L’impresa dello shopping con bebè

La scena si ripete pressoché identica ogni mese. Stufe di indossare sempre gli stessi jeans-con-maglione-stinto in abbinata, decidete di fare un giro per negozi. Siete sole col pupo? E che problema c’è? Basta munirsi di borsa col cambio che preveda quattro diversi scenari meteorologici, biberon di latte, biberon di camomilla, salviette, pannolini, biscotti biologici a basso contenuto di zuccheri, e potete uscire.

Vi sentite già di buonumore. Siete donne moderne, consapevoli, lavoratrici, ma non rinunciate a qualche piccola, frivola gratificazione personale. Eh già. L’entusiasmo comincia a incrinarsi quando vedete il sorriso glaciale della commessa nel primo negozio in cui mettete piede, che vi sta guardando più o meno come Matteo Salvini guarderebbe il capitano della nave di una ONG. Ma voi la ignorate e continuate a curiosare tra gli scaffali come una qualsiasi, desiderabile, cliente.

Poi, la tragedia. La vostra adorabile prole è riuscita a evadere dal passeggino e sta già buttando giù la prima pila di maglie amorevolmente impilate. A quel punto iniziate a mormorare scuse e ve ne andate, mortificate ma non ancora pronte alla resa.

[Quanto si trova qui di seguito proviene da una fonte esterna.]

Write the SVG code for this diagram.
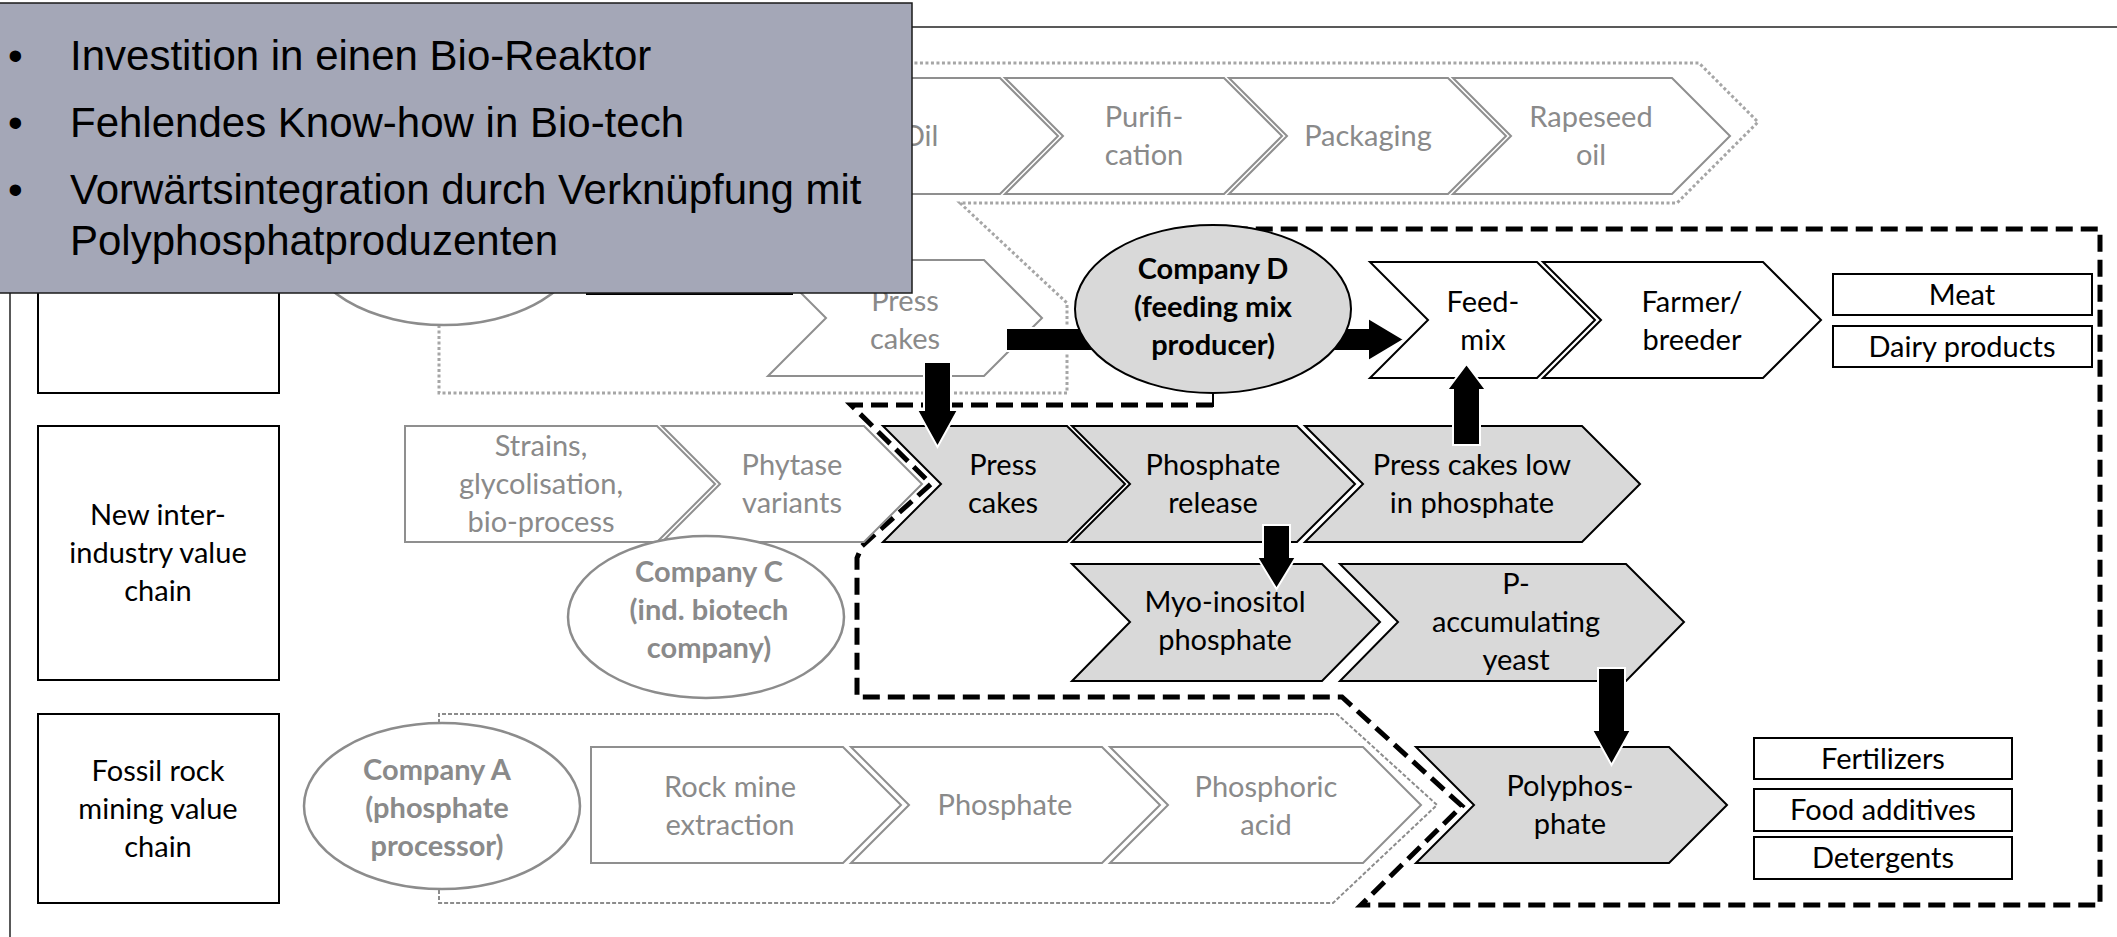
<svg xmlns="http://www.w3.org/2000/svg" width="2117" height="937" viewBox="0 0 2117 937">
  <defs>
    <style>
      .t { font-family: Lato, "Open Sans", sans-serif; font-size: 29px; text-anchor: middle; fill: #000; }
      .tg { font-family: Lato, "Open Sans", sans-serif; font-size: 29px; text-anchor: middle; fill: #8a8a8a; }
      .tb { font-family: Lato, "Open Sans", sans-serif; font-size: 29px; font-weight: bold; text-anchor: middle; fill: #000; }
      .tbg { font-family: Lato, "Open Sans", sans-serif; font-size: 29px; font-weight: bold; text-anchor: middle; fill: #8a8a8a; }
      .chev-old { fill: #fff; stroke: #8f8f8f; stroke-width: 2; stroke-linejoin: miter; }
      .chev-new { fill: #fff; stroke: #000; stroke-width: 2; }
      .chev-core { fill: #d9d9d9; stroke: #000; stroke-width: 2; }
      .box { fill: #fff; stroke: #000; stroke-width: 2; }
      .firm-old { fill: #fff; stroke: #8c8c8c; stroke-width: 2.5; }
      .firm-new { fill: #d9d9d9; stroke: #000; stroke-width: 2; }
      .dotted { fill: none; stroke: #a6a6a6; stroke-width: 3; stroke-dasharray: 3 2.5; }
      .dashed-thin { fill: none; stroke: #8c8c8c; stroke-width: 2; stroke-dasharray: 4 2; }
      .dashed-bold { fill: none; stroke: #000; stroke-width: 5; stroke-dasharray: 17 8; }
      .flow { fill: #000; stroke: #fff; stroke-width: 2; }
      .bullet { font-family: "Liberation Sans", Arial, sans-serif; font-size: 42px; fill: #000; }
    </style>
  </defs>

  <rect x="0" y="0" width="2117" height="937" fill="#fff"/>

  <!-- frame -->
  <g id="frame" fill="none" stroke="#222" stroke-width="1.5">
    <line x1="10" y1="27" x2="2117" y2="27"/>
    <line x1="10" y1="27" x2="10" y2="937"/>
  </g>

  <!-- boundaries of the value chains -->
  <g id="boundaries">
    <path class="dotted" d="M439,325 L439,393 L1067,393 L1067,303 L960,203 L1677,203 L1758,122 L1699,63 L439,63 L439,159"/>
    <path class="dashed-thin" d="M439,723 L439,714 L1337,714 L1437,805 L1333,903 L439,903 L439,889"/>
    <path class="dashed-bold" d="M1213,405 L851,405 L931,484 L862,546 L857,558 L857,697 L1342,697 L1462,806 L1361,905 L2100,905 L2100,229 L1213,229"/>
    <line x1="1213" y1="393" x2="1213" y2="407" stroke="#000" stroke-width="2"/>
    <line x1="1213" y1="224" x2="1213" y2="229" stroke="#000" stroke-width="2"/>
  </g>

  <!-- row labels -->
  <g id="label-oil">
    <rect class="box" x="38" y="60" width="241" height="333"/>
  </g>
  <g id="label-new">
    <rect class="box" x="38" y="426" width="241" height="254"/>
    <text class="t" x="158" y="525">New inter-</text>
    <text class="t" x="158" y="563">industry value</text>
    <text class="t" x="158" y="601">chain</text>
  </g>
  <g id="label-fossil">
    <rect class="box" x="38" y="714" width="241" height="189"/>
    <text class="t" x="158" y="781">Fossil rock</text>
    <text class="t" x="158" y="819">mining value</text>
    <text class="t" x="158" y="857">chain</text>
  </g>

  <!-- rapeseed oil chain -->
  <g id="oil">
    <polygon class="chev-old" points="781,78 1000,78 1058,136 1000,194 781,194 839,136"/>
    <text class="tg" x="920" y="146">Oil</text>
  </g>
  <g id="purification">
    <polygon class="chev-old" points="1005,78 1224,78 1282,136 1224,194 1005,194 1063,136"/>
    <text class="tg" x="1144" y="127">Purifi-</text>
    <text class="tg" x="1144" y="165">cation</text>
  </g>
  <g id="packaging">
    <polygon class="chev-old" points="1229,78 1448,78 1506,136 1448,194 1229,194 1287,136"/>
    <text class="tg" x="1368" y="146">Packaging</text>
  </g>
  <g id="rapeseed-oil">
    <polygon class="chev-old" points="1453,78 1672,78 1730,136 1672,194 1453,194 1511,136"/>
    <text class="tg" x="1591" y="127">Rapeseed</text>
    <text class="tg" x="1591" y="165">oil</text>
  </g>
  <g id="company-b">
    <ellipse class="firm-old" cx="444" cy="242" rx="138" ry="83"/>
  </g>
  <g id="press-cakes-oil">
    <polygon class="chev-old" points="768,260 984,260 1042,318 984,376 768,376 826,318"/>
    <text class="tg" x="905" y="311">Press</text>
    <text class="tg" x="905" y="349">cakes</text>
  </g>

  <!-- feed chain -->
  <g id="feed-mix">
    <polygon class="chev-new" points="1370,262 1537,262 1595,320 1537,378 1370,378 1428,320"/>
    <text class="t" x="1483" y="312">Feed-</text>
    <text class="t" x="1483" y="350">mix</text>
  </g>
  <g id="farmer">
    <polygon class="chev-new" points="1543,262 1763,262 1821,320 1763,378 1543,378 1601,320"/>
    <text class="t" x="1692" y="312">Farmer/</text>
    <text class="t" x="1692" y="350">breeder</text>
  </g>
  <g id="meat">
    <rect class="box" x="1833" y="274" width="259" height="41"/>
    <text class="t" x="1962" y="305">Meat</text>
  </g>
  <g id="dairy">
    <rect class="box" x="1833" y="326" width="259" height="41"/>
    <text class="t" x="1962" y="357">Dairy products</text>
  </g>

  <!-- new inter-industry chain -->
  <g id="strains">
    <polygon class="chev-old" points="405,426 657,426 715,484 657,542 405,542"/>
    <text class="tg" x="541" y="456">Strains,</text>
    <text class="tg" x="541" y="494">glycolisation,</text>
    <text class="tg" x="541" y="532">bio-process</text>
  </g>
  <g id="phytase">
    <polygon class="chev-old" points="662,426 864,426 922,484 864,542 662,542 720,484"/>
    <text class="tg" x="792" y="475">Phytase</text>
    <text class="tg" x="792" y="513">variants</text>
  </g>
  <g id="press-cakes">
    <polygon class="chev-core" points="883,426 1067,426 1125,484 1067,542 883,542 941,484"/>
    <text class="t" x="1003" y="475">Press</text>
    <text class="t" x="1003" y="513">cakes</text>
  </g>
  <g id="phosphate-release">
    <polygon class="chev-core" points="1072,426 1297,426 1355,484 1297,542 1072,542 1130,484"/>
    <text class="t" x="1213" y="475">Phosphate</text>
    <text class="t" x="1213" y="513">release</text>
  </g>
  <g id="press-cakes-low">
    <polygon class="chev-core" points="1305,426 1582,426 1640,484 1582,542 1305,542 1363,484"/>
    <text class="t" x="1472" y="475">Press cakes low</text>
    <text class="t" x="1472" y="513">in phosphate</text>
  </g>
  <g id="myo-inositol">
    <polygon class="chev-core" points="1072,564 1322,564 1380,622 1322,681 1072,681 1130,622"/>
    <text class="t" x="1225" y="612">Myo-inositol</text>
    <text class="t" x="1225" y="650">phosphate</text>
  </g>
  <g id="yeast">
    <polygon class="chev-core" points="1340,564 1626,564 1684,622 1626,681 1340,681 1398,622"/>
    <text class="t" x="1516" y="594">P-</text>
    <text class="t" x="1516" y="632">accumulating</text>
    <text class="t" x="1516" y="670">yeast</text>
  </g>
  <g id="company-c">
    <ellipse class="firm-old" cx="706" cy="617" rx="138" ry="81"/>
    <text class="tbg" x="709" y="582">Company C</text>
    <text class="tbg" x="709" y="620">(ind. biotech</text>
    <text class="tbg" x="709" y="658">company)</text>
  </g>

  <!-- fossil rock mining chain -->
  <g id="company-a">
    <ellipse class="firm-old" cx="442" cy="806" rx="138" ry="83"/>
    <text class="tbg" x="437" y="780">Company A</text>
    <text class="tbg" x="437" y="818">(phosphate</text>
    <text class="tbg" x="437" y="856">processor)</text>
  </g>
  <g id="rock-mine">
    <polygon class="chev-old" points="591,747 843,747 901,805 843,863 591,863"/>
    <text class="tg" x="730" y="797">Rock mine</text>
    <text class="tg" x="730" y="835">extraction</text>
  </g>
  <g id="phosphate">
    <polygon class="chev-old" points="851,747 1102,747 1160,805 1102,863 851,863 909,805"/>
    <text class="tg" x="1005" y="815">Phosphate</text>
  </g>
  <g id="phosphoric-acid">
    <polygon class="chev-old" points="1110,747 1363,747 1421,805 1363,863 1110,863 1168,805"/>
    <text class="tg" x="1266" y="797">Phosphoric</text>
    <text class="tg" x="1266" y="835">acid</text>
  </g>
  <g id="polyphosphate">
    <polygon class="chev-core" points="1416,747 1669,747 1727,805 1669,863 1416,863 1474,805"/>
    <text class="t" x="1570" y="796">Polyphos-</text>
    <text class="t" x="1570" y="834">phate</text>
  </g>
  <g id="fertilizers">
    <rect class="box" x="1754" y="738" width="258" height="41"/>
    <text class="t" x="1883" y="769">Fertilizers</text>
  </g>
  <g id="food-additives">
    <rect class="box" x="1754" y="789" width="258" height="42"/>
    <text class="t" x="1883" y="820">Food additives</text>
  </g>
  <g id="detergents">
    <rect class="box" x="1754" y="837" width="258" height="42"/>
    <text class="t" x="1883" y="868">Detergents</text>
  </g>

  <!-- material flows -->
  <g id="connectors">
    <rect x="586" y="276" width="207" height="19" fill="#000"/>
    <polygon class="flow" points="1006,328 1368,328 1368,318 1404,339.5 1368,361 1368,351 1006,351"/>
    <polygon class="flow" points="924,362 951,362 951,410 958,410 937.5,447 917,410 924,410"/>
    <polygon class="flow" points="1263,525 1290,525 1290,557 1296,557 1276.5,589 1257,557 1263,557"/>
    <polygon class="flow" points="1453,445 1480,445 1480,390 1486,390 1466.5,364 1447,390 1453,390"/>
    <polygon class="flow" points="1598,668 1625,668 1625,730 1631,730 1611.5,765 1592,730 1598,730"/>
  </g>

  <g id="company-d">
    <ellipse class="firm-new" cx="1213" cy="309" rx="138" ry="84"/>
    <text class="tb" x="1213" y="279">Company D</text>
    <text class="tb" x="1213" y="317">(feeding mix</text>
    <text class="tb" x="1213" y="355">producer)</text>
  </g>

  <!-- callout -->
  <g id="callout">
    <rect x="-1" y="3" width="913" height="290" fill="#a4a7b7" stroke="#1a1a1a" stroke-width="1.5"/>
    <text class="bullet" x="8" y="70">•</text>
    <text class="bullet" x="70" y="70">Investition in einen Bio-Reaktor</text>
    <text class="bullet" x="8" y="137">•</text>
    <text class="bullet" x="70" y="137">Fehlendes Know-how in Bio-tech</text>
    <text class="bullet" x="8" y="204">•</text>
    <text class="bullet" x="70" y="204">Vorwärtsintegration durch Verknüpfung mit</text>
    <text class="bullet" x="70" y="255">Polyphosphatproduzenten</text>
  </g>
</svg>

Profumeria! Cosa potrà mai accadere nel breve lasso di tempo che vi serve a pagare un vasetto di crema idratante ai licheni d’Islanda? Ma anche da qui uscite con mestizia, non dopo aver speso 175 euro per ripagare le costosissime bottiglie di profumo che il pargolo ha scambiato per birilli. E niente. Ormai siete consapevoli che la spinta decisiva all’e-commerce l’hanno dato le madri di figli under 5.